Many teams simply allow the shot clock to expire in such situations but the Warriors have typically taken shots.
"I don't know why I got thrown out," Cleveland's Thompson said. "I contested a shot that shouldn't have been taken.
"It's like the unspoken rule in the NBA. If you're up by 10 or 11 with about 20 seconds left, you don't take that shot. I made the contest and next thing I know I was being kicked out for making a contest we learn in training camp."
Referee Tony Brothers said he whistled Thompson because his challenge appeared to deliver a blow to Livingston's head.
"His elbow is up high and appears he hits him in the head when he's coming toward him, so that's why I called the foul and ejected him," Brothers said.
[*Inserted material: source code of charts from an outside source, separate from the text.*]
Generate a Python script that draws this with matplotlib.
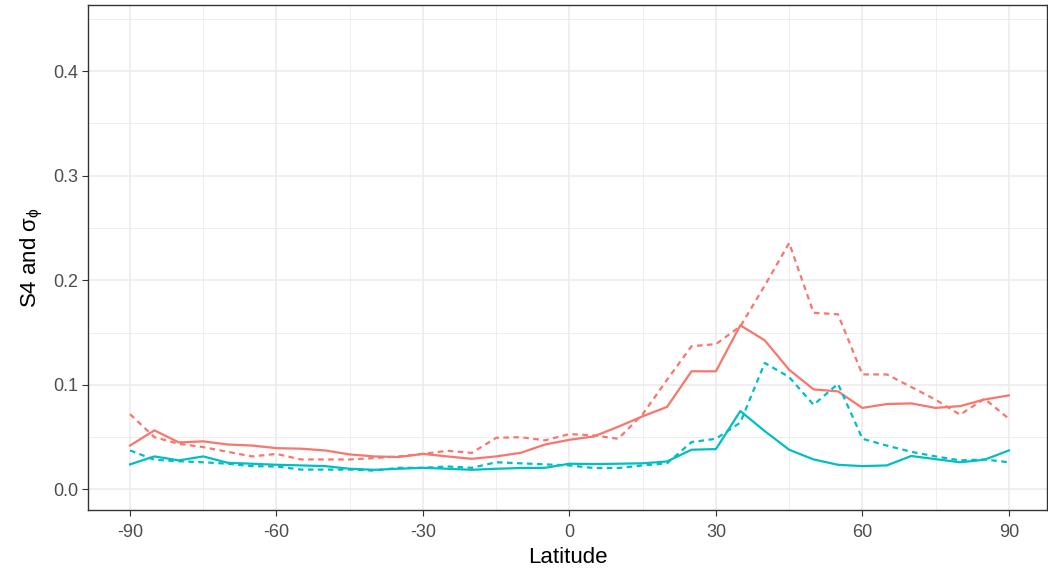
import numpy as np
import matplotlib.pyplot as plt
from matplotlib.ticker import MultipleLocator

plt.rcParams['font.family'] = ['Liberation Sans', 'DejaVu Sans']
plt.rcParams['mathtext.fontset'] = 'custom'
plt.rcParams['mathtext.rm'] = 'Liberation Sans'
plt.rcParams['mathtext.it'] = 'Liberation Sans'

# latitude grid, 5 degree steps
lat = list(range(-90, 95, 5))

# S4, solid red
s4_a = [0.042, 0.0565, 0.045, 0.046, 0.043, 0.042, 0.0395, 0.039, 0.0373, 0.0335, 0.0316, 0.031,
        0.034, 0.0316, 0.0293, 0.0316, 0.035, 0.043, 0.0475, 0.0507, 0.060, 0.070, 0.079,
        0.113, 0.113, 0.157, 0.1426, 0.1145, 0.0957, 0.0938, 0.078, 0.0817, 0.0823, 0.078,
        0.0797, 0.086, 0.090]
# S4, dashed red
s4_b = [0.072, 0.050, 0.0437, 0.0405, 0.036, 0.0316, 0.034, 0.0287, 0.0287, 0.0287, 0.030, 0.0316,
        0.034, 0.037, 0.035, 0.0494, 0.050, 0.047, 0.053, 0.0517, 0.0485, 0.072, 0.105,
        0.137, 0.139, 0.156, 0.195, 0.2357, 0.169, 0.1675, 0.110, 0.110, 0.098, 0.0858,
        0.0715, 0.0868, 0.0676]
# sigma_phi, solid teal
sp_a = [0.024, 0.0316, 0.0278, 0.0316, 0.0255, 0.0246, 0.0236, 0.023, 0.0223, 0.0198, 0.0188, 0.0198,
        0.0207, 0.0198, 0.0188, 0.0198, 0.0205, 0.0207, 0.0246, 0.0243, 0.0246, 0.025, 0.0268,
        0.038, 0.0386, 0.075, 0.0558, 0.038, 0.0287, 0.0236, 0.0223, 0.023, 0.032, 0.029,
        0.026, 0.0284, 0.0373]
# sigma_phi, dashed teal
sp_b = [0.0373, 0.0284, 0.027, 0.026, 0.0246, 0.0223, 0.022, 0.019, 0.019, 0.019, 0.018, 0.0207,
        0.0207, 0.022, 0.0207, 0.026, 0.025, 0.024, 0.023, 0.0205, 0.0205, 0.023, 0.025,
        0.0453, 0.0485, 0.064, 0.121, 0.1075, 0.081, 0.101, 0.0485, 0.042, 0.036, 0.0316,
        0.0278, 0.0287, 0.026]

red = '#F8766D'
teal = '#00BFC4'

fig = plt.figure(figsize=(10.48, 5.68), dpi=100)
ax = fig.add_axes([0.084, 0.102, 0.915, 0.889])

ax.plot(lat, s4_a, color=red, lw=1.6)
ax.plot(lat, s4_b, color=red, lw=1.6, ls=(0, (2.5, 2)))
ax.plot(lat, sp_a, color=teal, lw=1.6)
ax.plot(lat, sp_b, color=teal, lw=1.6, ls=(0, (2.5, 2)))

ax.set_xlim(-98.6, 97.8)
ax.set_ylim(-0.0197, 0.4632)
ax.xaxis.set_minor_locator(MultipleLocator(15))
ax.yaxis.set_major_locator(MultipleLocator(0.1))
ax.yaxis.set_minor_locator(MultipleLocator(0.05))
ax.set_xticks(range(-90, 91, 30))
ax.set_xticklabels([str(v) for v in range(-90, 91, 30)])
ax.yaxis.set_major_formatter(plt.FuncFormatter(lambda v, p: '%.1f' % v))

ax.grid(which='major', color='#EBEBEB', lw=1.1)
ax.grid(which='minor', color='#EBEBEB', lw=0.6)
ax.set_axisbelow(True)
for s in ax.spines.values():
    s.set_color('#333333')
    s.set_linewidth(1.0)
ax.tick_params(which='major', length=4, color='#333333', labelsize=13, labelcolor='#4D4D4D', pad=3)
ax.tick_params(axis='x', pad=6)
ax.tick_params(which='minor', length=0)

ax.set_xlabel('Latitude', fontsize=16, color='black', labelpad=4)
ax.set_ylabel(r'S4 and $\mathregular{\sigma_\phi}$', fontsize=16, color='black', labelpad=6)

fig.savefig('out.png', dpi=100)
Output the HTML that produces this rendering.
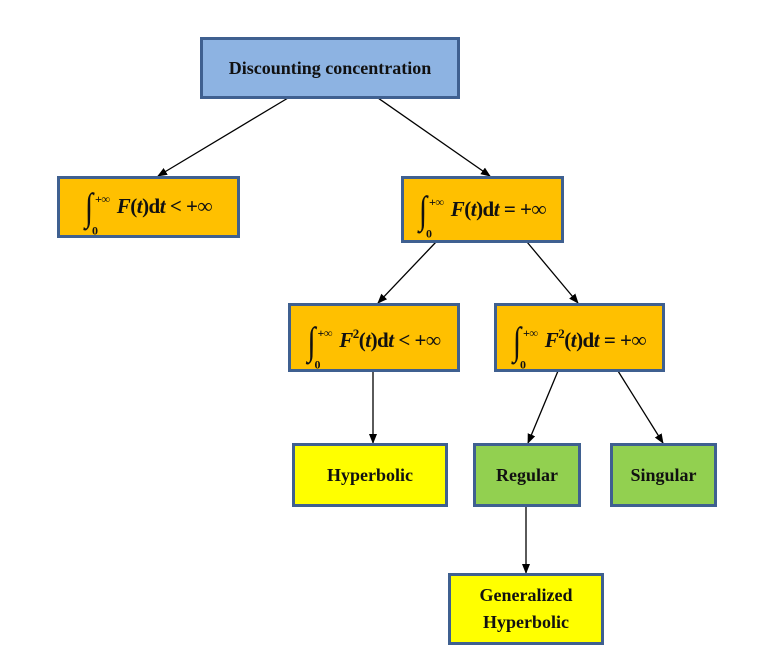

Cavaliers coach Tyronn Lue, who said he felt "robbed" by a referee video call overrule the league defended Friday, said, "I know the league will do the right thing" in Thompson's situation.
"We usually run it out but their policy has been shoot the ball," Lue said. "They don't take the turnover. The game was over. It was no big deal to me."
Warriors coach Steve Kerr said the team will always try to avoid a turnover, even in a relatively meaningless moment.
"We're always going to take a shot if the game (shot clock) tells us to take a shot," Kerr said.
"I guess Tristan thought that was offensive. I didn't think that was being offensive."